***** GIVEN INFORMATION *****
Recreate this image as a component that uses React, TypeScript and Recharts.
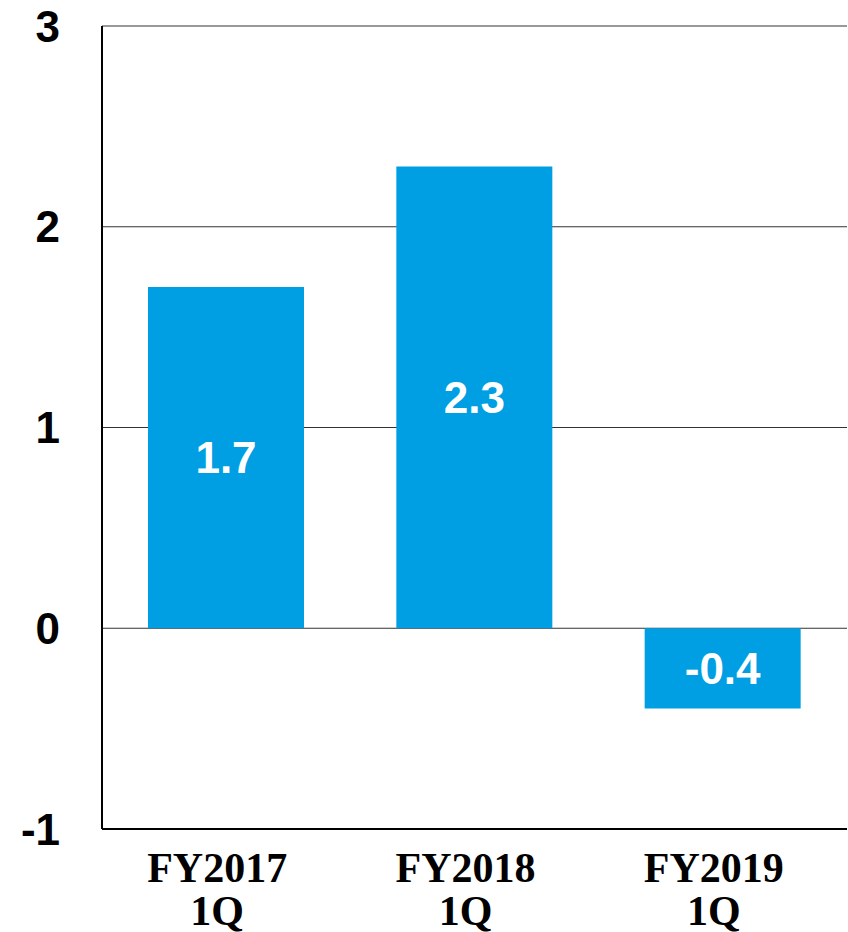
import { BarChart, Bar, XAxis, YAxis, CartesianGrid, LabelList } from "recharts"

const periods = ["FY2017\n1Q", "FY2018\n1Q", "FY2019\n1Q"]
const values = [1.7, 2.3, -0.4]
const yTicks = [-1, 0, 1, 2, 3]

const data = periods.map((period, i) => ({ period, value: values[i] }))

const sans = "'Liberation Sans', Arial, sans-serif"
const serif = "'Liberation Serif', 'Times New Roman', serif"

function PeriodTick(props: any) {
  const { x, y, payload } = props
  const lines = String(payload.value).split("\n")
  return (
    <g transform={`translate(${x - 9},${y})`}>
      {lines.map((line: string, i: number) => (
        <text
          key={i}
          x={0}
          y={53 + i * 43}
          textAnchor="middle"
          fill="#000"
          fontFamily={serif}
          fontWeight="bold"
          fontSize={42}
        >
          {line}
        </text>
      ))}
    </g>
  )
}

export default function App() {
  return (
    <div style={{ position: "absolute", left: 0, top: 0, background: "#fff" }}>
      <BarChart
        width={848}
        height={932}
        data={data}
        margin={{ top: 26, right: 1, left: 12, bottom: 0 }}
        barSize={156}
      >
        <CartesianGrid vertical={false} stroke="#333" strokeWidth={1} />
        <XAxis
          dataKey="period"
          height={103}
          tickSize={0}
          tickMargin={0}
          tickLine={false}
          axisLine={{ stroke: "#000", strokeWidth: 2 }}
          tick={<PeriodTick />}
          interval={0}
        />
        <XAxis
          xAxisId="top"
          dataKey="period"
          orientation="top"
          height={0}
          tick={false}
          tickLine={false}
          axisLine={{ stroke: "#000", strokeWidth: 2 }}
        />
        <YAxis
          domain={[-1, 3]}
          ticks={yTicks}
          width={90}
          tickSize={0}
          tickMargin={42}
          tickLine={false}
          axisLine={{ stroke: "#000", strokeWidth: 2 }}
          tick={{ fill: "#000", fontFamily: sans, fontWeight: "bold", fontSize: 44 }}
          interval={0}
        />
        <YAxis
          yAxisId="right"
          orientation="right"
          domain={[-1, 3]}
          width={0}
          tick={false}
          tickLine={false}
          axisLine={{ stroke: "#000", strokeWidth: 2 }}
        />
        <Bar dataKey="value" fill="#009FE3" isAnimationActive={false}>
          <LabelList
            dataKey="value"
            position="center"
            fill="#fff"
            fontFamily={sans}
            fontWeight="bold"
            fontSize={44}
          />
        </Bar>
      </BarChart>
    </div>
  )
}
*****
PROBLEM DESCRIPTION: Return the material line for line, from its beginning to the line that contains "const yTicks = [-1, 0, 1, 2, 3]", with the pictures left out.

SOLUTION TO THE EXERCISE:
Recreate this image as a component that uses React, TypeScript and Recharts.
import { BarChart, Bar, XAxis, YAxis, CartesianGrid, LabelList } from "recharts"

const periods = ["FY2017\n1Q", "FY2018\n1Q", "FY2019\n1Q"]
const values = [1.7, 2.3, -0.4]
const yTicks = [-1, 0, 1, 2, 3]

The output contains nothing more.